Over the years, I’ve spent a lot of time talking with customers about using predictive models to solve their pricing and margin challenges. And while it is true that companies can get significant margin improvement from better pricing, we are really helping companies make good decisions in the face of massive complexity.

Consider a B2B company that has 500,000 products and 20,000 customers. This means there are more than one billion potential price decisions to be made! The sheer volume of products and customers in most industrial businesses, combined with their large sales forces, results in hundreds of pricing decisions made each day by sales reps. How well-equipped are they to make a lot of those decisions?

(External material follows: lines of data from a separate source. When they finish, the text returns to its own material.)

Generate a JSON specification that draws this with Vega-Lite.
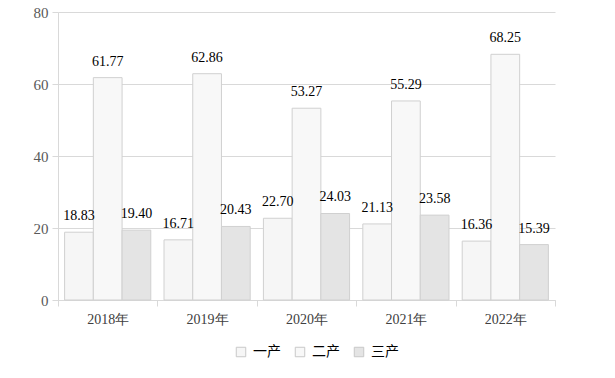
{
  "$schema": "https://vega.github.io/schema/vega-lite/v6.json",
  "width": 497,
  "height": 288,
  "autosize": "none",
  "padding": {"left": 58, "top": 12, "right": 60, "bottom": 78},
  "background": "white",
  "data": {
    "values": [
      {"year": "2018年", "type": "一产", "value": 18.83},
      {"year": "2018年", "type": "二产", "value": 61.77},
      {"year": "2018年", "type": "三产", "value": 19.40},
      {"year": "2019年", "type": "一产", "value": 16.71},
      {"year": "2019年", "type": "二产", "value": 62.86},
      {"year": "2019年", "type": "三产", "value": 20.43},
      {"year": "2020年", "type": "一产", "value": 22.70},
      {"year": "2020年", "type": "二产", "value": 53.27},
      {"year": "2020年", "type": "三产", "value": 24.03},
      {"year": "2021年", "type": "一产", "value": 21.13},
      {"year": "2021年", "type": "二产", "value": 55.29},
      {"year": "2021年", "type": "三产", "value": 23.58},
      {"year": "2022年", "type": "一产", "value": 16.36},
      {"year": "2022年", "type": "二产", "value": 68.25},
      {"year": "2022年", "type": "三产", "value": 15.39}
    ]
  },
  "encoding": {
    "x": {
      "field": "year", "type": "nominal", "sort": null,
      "scale": {"paddingInner": 0, "paddingOuter": 0},
      "axis": {
        "title": null, "labelAngle": 0, "tickBand": "extent",
        "domainColor": "#d9d9d9", "tickColor": "#d9d9d9", "tickSize": 6,
        "labelFont": "Liberation Serif", "labelFontSize": 14, "labelColor": "#404040",
        "labelPadding": 6
      }
    },
    "xOffset": {
      "field": "type", "type": "nominal", "sort": ["一产", "二产", "三产"],
      "scale": {"paddingInner": 0, "paddingOuter": 0.23}
    },
    "y": {
      "field": "value", "type": "quantitative",
      "scale": {"domain": [0, 80], "nice": false},
      "axis": {
        "title": null, "values": [0, 20, 40, 60, 80],
        "domainColor": "#d9d9d9", "tickColor": "#d9d9d9", "gridColor": "#d9d9d9",
        "tickSize": 6, "labelPadding": 4,
        "labelFont": "Liberation Serif", "labelFontSize": 15, "labelColor": "#595959"
      }
    }
  },
  "layer": [
    {
      "mark": {"type": "bar", "stroke": "#d0d0d0", "strokeWidth": 1},
      "encoding": {
        "fill": {
          "field": "type", "type": "nominal", "sort": ["一产", "二产", "三产"],
          "scale": {"domain": ["一产", "二产", "三产"], "range": ["#f6f6f6", "#f8f8f8", "#e4e4e4"]},
          "legend": {
            "title": null, "orient": "none", "direction": "horizontal",
            "legendX": 176, "legendY": 333,
            "symbolType": "square", "symbolSize": 90, "symbolStrokeColor": "#c8c8c8", "symbolStrokeWidth": 1,
            "labelFont": "Noto Sans CJK SC", "labelFontSize": 14, "labelColor": "#000000",
            "labelOffset": 5, "columnPadding": 12
          }
        }
      }
    },
    {
      "mark": {"type": "text", "baseline": "alphabetic", "dy": -12, "font": "Liberation Serif", "fontSize": 14, "color": "#000000"},
      "encoding": {
        "text": {"field": "value", "type": "quantitative", "format": ".2f"}
      }
    }
  ],
  "config": {"view": {"stroke": null}}
}
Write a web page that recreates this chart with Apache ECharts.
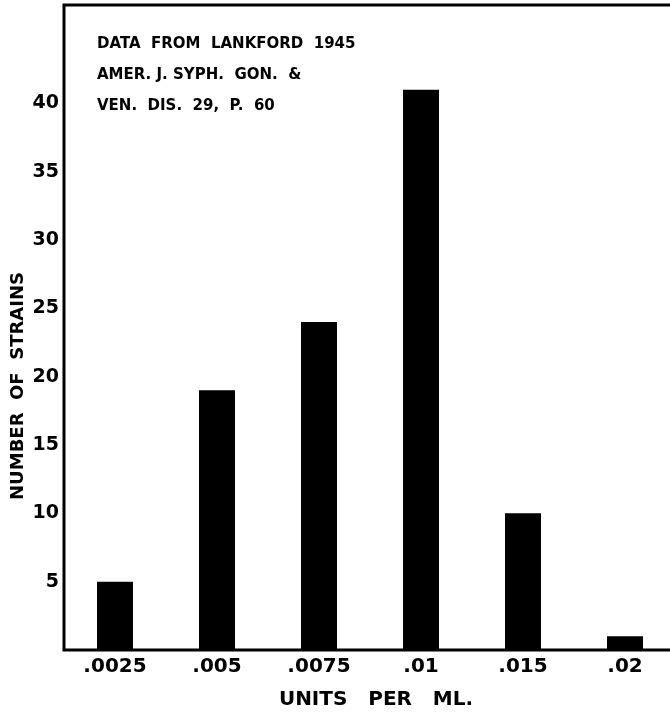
<!DOCTYPE html>
<html>
<head>
<meta charset="utf-8">
<script src="https://cdn.jsdelivr.net/npm/echarts@6/dist/echarts.min.js"></script>
<style>
  html, body { margin: 0; padding: 0; background: #fff; }
  #main { width: 670px; height: 713px; }
</style>
</head>
<body>
<div id="main"></div>
<script>
// values
var units = ['.0025', '.005', '.0075', '.01', '.015', '.02'];
var strains = [5, 19, 24, 41, 10, 1];
var yTicks = [5, 10, 15, 20, 25, 30, 35, 40];
var noteLines = ['DATA  FROM  LANKFORD  1945', 'AMER. J. SYPH.  GON.  &', 'VEN.  DIS.  29,  P.  60'];

var chartDom = document.getElementById('main');
var myChart = echarts.init(chartDom);
var option;

var font = 'DejaVu Sans';

option = {
  animation: false,
  grid: {
    left: 64, width: 612, top: 5, bottom: 63,
    outerBoundsMode: 'none',
    show: true,
    borderColor: '#000',
    borderWidth: 3
  },
  xAxis: {
    type: 'category',
    data: units,
    axisLine: { show: false },
    axisTick: { show: false },
    axisLabel: {
      color: '#000', fontFamily: font, fontWeight: 'bold', fontSize: 20, margin: 7
    },
    name: 'UNITS   PER   ML.',
    nameLocation: 'middle',
    nameGap: 40,
    nameTextStyle: {
      color: '#000', fontFamily: font, fontWeight: 'bold', fontSize: 20,
      padding: [0, 0, 0, 12]
    }
  },
  yAxis: {
    type: 'value',
    min: 0,
    max: 47.2,
    interval: 5,
    splitLine: { show: false },
    axisLine: { show: false },
    axisTick: { show: false },
    axisLabel: {
      color: '#000', fontFamily: font, fontWeight: 'bold', fontSize: 19, margin: 5,
      formatter: function (v) { return yTicks.indexOf(v) >= 0 ? String(v) : ''; }
    }
  },
  graphic: [
    {
      type: 'text',
      left: 97, top: 29,
      style: {
        text: noteLines.join('\n'),
        fill: '#000',
        font: 'bold 15px "DejaVu Sans"',
        lineHeight: 31
      }
    },
    {
      type: 'text',
      x: 18, y: 386,
      rotation: Math.PI / 2,
      style: {
        text: 'NUMBER  OF  STRAINS',
        fill: '#000',
        font: 'bold 18px "DejaVu Sans"',
        align: 'center',
        verticalAlign: 'middle'
      }
    }
  ],
  series: [
    {
      type: 'bar',
      data: strains,
      barWidth: 36,
      itemStyle: { color: '#000' }
    }
  ]
};

option && myChart.setOption(option);
</script>
</body>
</html>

The issue presents itself in pricing, but it also appears every time a sales rep or other front-line employee makes a decision about where to spend their time. The cardinality of the problem is overwhelming for employees who lack sufficient time, information and training to make the optimal choice each time.

To overcome these challenges and enable sales to make better decisions, companies try one or two manual approaches that sound good but often fail to scale. Either they add more process around exception approvals or rely on more reporting and analysis.

Can you really manage the level of complexity in your business through human analysis? How many analysts using BI tools does it take to calculate 1 billion prices? These approaches necessitate adding headcount and ultimately slow down the selling process.

Adding more rules and approvals to improve decision-making does not solve the challenge either. You would need an unmanageable number of rules to align and update prices across your business. No one has enough analysts to do that, so companies revert to a few simplistic discount rules and lots of overrides, or they completely defer to sales reps’ discretion.

These approaches fail to generate measurable financial results and often make the situation even worse. Making an optimal decision requires you to automate the analysis and incorporate the likely outcome into the calculus. Will charging that price for a particular transaction mean that you lose the sale? Leave money on the table? Or win the sale at the best possible price in terms of profitability, share and strategy?

Only predictive models that forecast response can achieve this. It means taking a data-driven, scientific approach to decision-making, then providing decision guidance directly to front-line employees to use as a basis for negotiation.